SHORT TASK: Beginning with the first line, set down every line through the one containing "from matplotlib.lines import Line2D", exactly as it appears, but not the pictures.

DATA LINES:

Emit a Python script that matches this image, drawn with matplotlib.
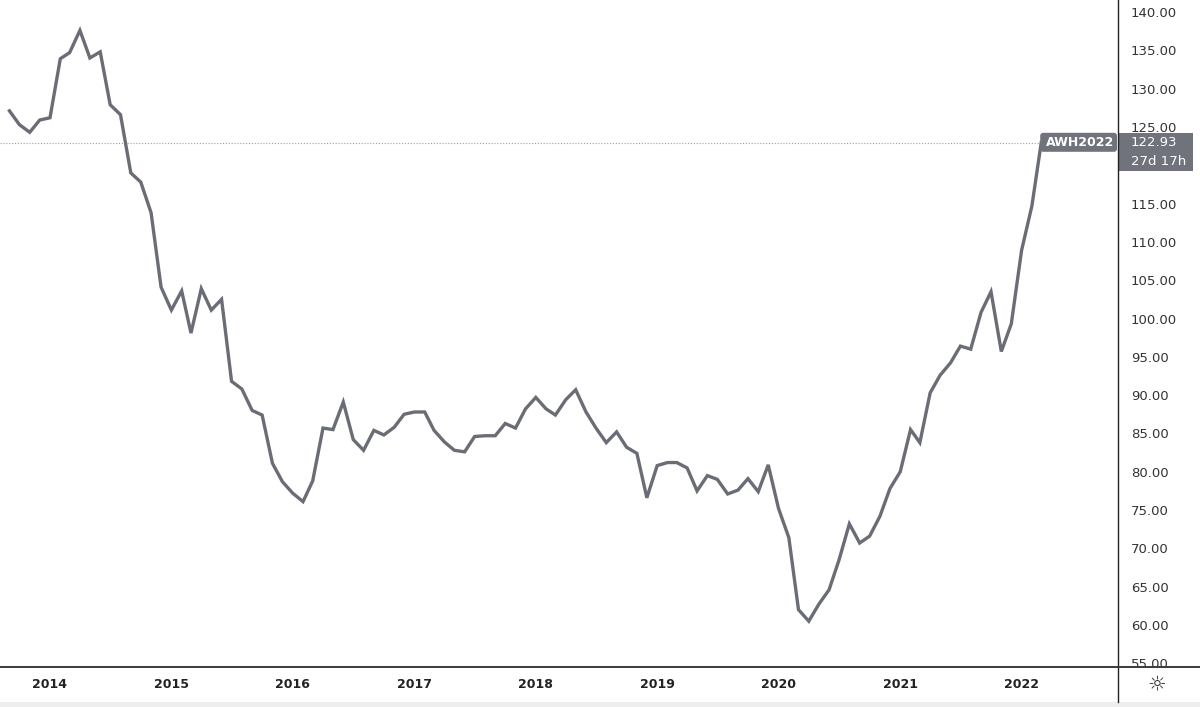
import matplotlib
matplotlib.use('Agg')
import matplotlib.pyplot as plt
import matplotlib.dates as mdates
import pandas as pd
import numpy as np
from matplotlib.patches import Rectangle, FancyBboxPatch
from matplotlib.transforms import IdentityTransform, Bbox
from matplotlib.lines import Line2D

# ---------------- data ----------------
start_month = '2013-09-01'
values = [127.1, 125.3, 124.3, 125.9, 126.2, 133.9, 134.7, 137.6, 134.0, 134.8,
          127.9, 126.6, 119.0, 117.8, 113.8, 104.1, 101.1, 103.6, 98.1, 103.9,
          101.1, 102.5, 91.8, 90.8, 88.0, 87.4, 81.1, 78.7, 77.2, 76.1,
          78.8, 85.7, 85.5, 89.1, 84.2, 82.8, 85.4, 84.8, 85.8, 87.5,
          87.8, 87.8, 85.4, 83.9, 82.8, 82.6, 84.6, 84.7, 84.7, 86.3,
          85.7, 88.2, 89.7, 88.2, 87.4, 89.4, 90.7, 87.8, 85.7, 83.8,
          85.2, 83.2, 82.4, 76.6, 80.8, 81.2, 81.2, 80.5, 77.5, 79.5,
          79.0, 77.1, 77.6, 79.1, 77.4, 80.9, 75.2, 71.4, 62.0, 60.5,
          62.7, 64.6, 68.5, 73.2, 70.7, 71.6, 74.2, 77.8, 80.0, 85.5,
          83.8, 90.3, 92.6, 94.2, 96.4, 96.0, 100.8, 103.5, 95.7, 99.3,
          108.9, 114.7, 122.93]
symbol = 'AWH2022'
last_text = '122.93'
countdown = '27d 17h'
y_ticks = list(range(55, 141, 5))
year_ticks = ['2014', '2015', '2016', '2017', '2018', '2019', '2020', '2021', '2022']

dates = pd.date_range(start_month, periods=len(values), freq='MS')

# ---------------- layout ----------------
W, H = 1200, 707
fig = plt.figure(figsize=(W / 100, H / 100), dpi=100)
fig.patch.set_facecolor('white')
ax_right_px = 1118
ax_bottom_px = 667
ax = fig.add_axes([0, (H - ax_bottom_px) / H, ax_right_px / W, ax_bottom_px / H])

line_color = '#6a6d75'
ax.plot(mdates.date2num(dates), values, color=line_color, lw=2.4,
        solid_joinstyle='miter', zorder=3)

ppy = 121.45  # pixels per year
d14 = mdates.date2num(pd.Timestamp('2014-01-01'))
dpp = 365.25 / ppy
ax.set_xlim(d14 - 50 * dpp, d14 + (ax_right_px - 50) * dpp)
upp = 80 / (625 - 12)  # units per pixel
ax.set_ylim(140 - (ax_bottom_px - 12) * upp, 140 + 12 * upp)

ax.axhline(values[-1], color='#a0a0a0', lw=0.8, ls=(0, (1, 1.6)), zorder=2)

# axes styling
for s in ['top', 'left', 'right']:
    ax.spines[s].set_visible(False)
ax.spines['bottom'].set_color('#3a3a3a')
ax.spines['bottom'].set_linewidth(1.4)

ax.yaxis.tick_right()
ax.set_yticks(y_ticks)
ax.set_yticklabels([f'{v:.2f}' for v in y_ticks])
ax.tick_params(axis='y', length=0, pad=9.4, labelsize=9.5, labelcolor='#333333')
clip = Bbox.from_extents(ax_right_px, H - ax_bottom_px + 0.5, W, H)
for lab in ax.get_yticklabels():
    lab.set_clip_box(clip)
    lab.set_clip_on(True)

ax.set_xticks([mdates.date2num(pd.Timestamp(f'{y}-01-01')) for y in year_ticks])
ax.set_xticklabels(year_ticks)
ax.tick_params(axis='x', length=0, pad=8.2, labelsize=9, labelcolor='#222222')
for lab in ax.get_xticklabels():
    lab.set_fontweight('bold')

# right axis vertical line and bottom line extension
ident = IdentityTransform()
fig.add_artist(Line2D([ax_right_px, ax_right_px], [5, H], color='#222222', lw=1.0,
                      transform=ident))
fig.add_artist(Line2D([ax_right_px, W], [H - ax_bottom_px, H - ax_bottom_px],
                      color='#3a3a3a', lw=1.4, transform=ident))
fig.add_artist(Rectangle((0, 0), W, 5, color='#eeeeee', transform=ident, lw=0))

# sun icon
fig.text(1157 / W, (H - 684) / H, '☼', ha='center', va='center', fontsize=15,
         color='#333333', family='DejaVu Sans')

# last value labels
fig.canvas.draw()
lx, ly = ax.transData.transform((mdates.date2num(dates[-1]), values[-1]))
box_color = '#70737c'
box_top, box_bot = ly + 10, ly - 28
# hide tick labels covered by the price box
for v, lab in zip(y_ticks, ax.get_yticklabels()):
    yd = ax.transData.transform((0, v))[1]
    if box_bot - 2 <= yd <= box_top - 2:
        lab.set_visible(False)
fig.add_artist(FancyBboxPatch((lx - 1, ly - 9), ax_right_px - lx, 19,
                              boxstyle='round,pad=0,rounding_size=3',
                              fc=box_color, ec='none', transform=ident))
fig.add_artist(Rectangle((ax_right_px + 0.5, box_bot), 74, box_top - box_bot,
                         fc=box_color, ec='none', transform=ident))
fig.text((lx + ax_right_px) / 2 / W, (ly + 0.5) / H, symbol, ha='center', va='center',
         color='white', fontsize=9, fontweight='bold')
fig.text(1131 / W, (ly + 0.5) / H, last_text, ha='left', va='center', color='white',
         fontsize=9.5)
fig.text(1131 / W, (ly - 18.5) / H, countdown, ha='left', va='center', color='white',
         fontsize=9.5)

fig.savefig('out.png', dpi=100)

SOLUTION FOR THIS PROBLEM:
Emit a Python script that matches this image, drawn with matplotlib.
import matplotlib
matplotlib.use('Agg')
import matplotlib.pyplot as plt
import matplotlib.dates as mdates
import pandas as pd
import numpy as np
from matplotlib.patches import Rectangle, FancyBboxPatch
from matplotlib.transforms import IdentityTransform, Bbox
from matplotlib.lines import Line2D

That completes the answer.